Complete Glossary for Unit 2

Delta (Δ)
The Greek letter meaning "change." $\Delta y$ means "change in y" and $\Delta x$ means "change in x."
Grade
Slope expressed as a percentage. A 6% grade means the road rises 6 feet for every 100 feet of horizontal distance.
Horizontal
Parallel to the ground; side to side. A horizontal line has zero slope.
Negative Slope
A line that falls from left to right. It has a negative value for m.
Pitch
The slope of a roof, typically expressed as Rise/12 (e.g., a 4/12 pitch means it rises 4 inches for every 12 inches of run).
Positive Slope
A line that rises from left to right. It has a positive value for m.
Rate of Change
How much one quantity changes relative to another. Slope is a rate of change.
Rise
The vertical change between two points. Positive if going up, negative if going down.
Run
The horizontal change between two points. Typically measured left to right.
Slope
A measure of steepness, calculated as Rise ÷ Run, or $\frac{\Delta y}{\Delta x}$.
Undefined Slope
The slope of a vertical line. It cannot be calculated because division by zero is undefined.
Zero Slope
The slope of a horizontal line. The rise is 0, so 0 ÷ (any number) = 0.

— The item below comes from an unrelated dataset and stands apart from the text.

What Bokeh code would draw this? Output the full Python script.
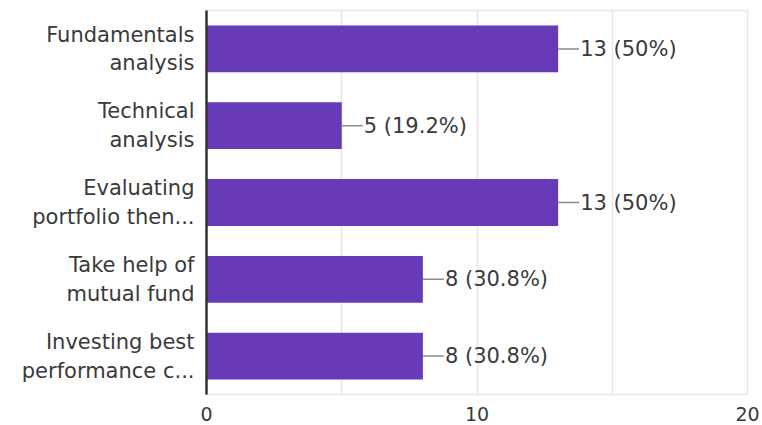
from bokeh.plotting import figure
from bokeh.models import FixedTicker, FactorRange, Range1d
from bokeh.core.properties import value
from bokeh.embed import file_html
from bokeh.resources import INLINE

categories = [
    "Fundamentals\nanalysis",
    "Technical\nanalysis",
    "Evaluating\nportfolio then...",
    "Take help of\nmutual fund",
    "Investing best\nperformance c...",
]
counts = [13, 5, 13, 8, 8]
bar_labels = ["13 (50%)", "5 (19.2%)", "13 (50%)", "8 (30.8%)", "8 (30.8%)"]
axis_ticks = [0, 10, 20]
grid_ticks = [0, 5, 10, 15, 20]

FONT = "DejaVu Sans"
TXT = "#3a3a3a"

p = figure(
    width=762, height=425,
    y_range=FactorRange(factors=list(reversed(categories))),
    x_range=Range1d(0, 20),
    output_backend="svg", toolbar_location=None,
    min_border_left=206, min_border_right=15, min_border_top=10, min_border_bottom=31,
)
p.background_fill_color = "white"
p.border_fill_color = "white"
p.outline_line_color = "#e6e6e6"
p.outline_line_width = 1.5

p.hbar(y=categories, right=counts, left=0, height=0.61, color="#673ab7", line_color=None)

p.ray(x=counts, y=categories, length=21, angle=0, length_units="screen",
      line_color="#8a8a8a", line_width=1.5)
p.text(x=counts, y=categories, text=bar_labels, x_offset=22, text_baseline="middle",
       text_align="left", text_font=value(FONT), text_font_size="21px", text_color=TXT)

p.xaxis.ticker = FixedTicker(ticks=axis_ticks)
p.xgrid.ticker = FixedTicker(ticks=grid_ticks)
p.xgrid.grid_line_color = "#e6e6e6"
p.xgrid.grid_line_width = 1.5
p.ygrid.grid_line_color = None

p.xaxis.axis_line_color = None
p.xaxis.major_tick_line_color = None
p.xaxis.minor_tick_line_color = None
p.xaxis.major_label_text_font = FONT
p.xaxis.major_label_text_font_size = "19px"
p.xaxis.major_label_text_color = TXT
p.xaxis.major_label_standoff = 6

p.yaxis.axis_line_color = "#333333"
p.yaxis.axis_line_width = 2.5
p.yaxis.major_tick_line_color = None
p.yaxis.minor_tick_line_color = None
p.yaxis.major_label_text_font = FONT
p.yaxis.major_label_text_font_size = "21px"
p.yaxis.major_label_text_color = TXT
p.yaxis.major_label_standoff = 6

open("out.html", "w").write(file_html(p, INLINE))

📖 Biblical Index for Unit 2

Scripture Connection
Psalm 121:1Lifting eyes to the hills—looking upward (positive slope).
Isaiah 40:4Every valley lifted, every mountain made low—changing slopes.
Proverbs 4:18The path of the righteous shining brighter—positive trajectory.
Matthew 7:13-14The narrow way is steep but leads to life.
Hebrews 12:13Make level paths for your feet—zero slope as stability.

The Poem of the Climb

Rise over Run, the mountain calls,
The steeper the path, the harder the falls.
But those who climb with steady heart,
Will find the view a work of art.

Positive slopes lead up to the light,
Negative slopes descend from height.
Zero slopes give rest to weary feet,
Undefined walls make challenges meet.

So measure your path, young scribe, today,
And calculate the slopes along the way.
For life is a graph with rises and runs,
And wisdom belongs to the climbing ones.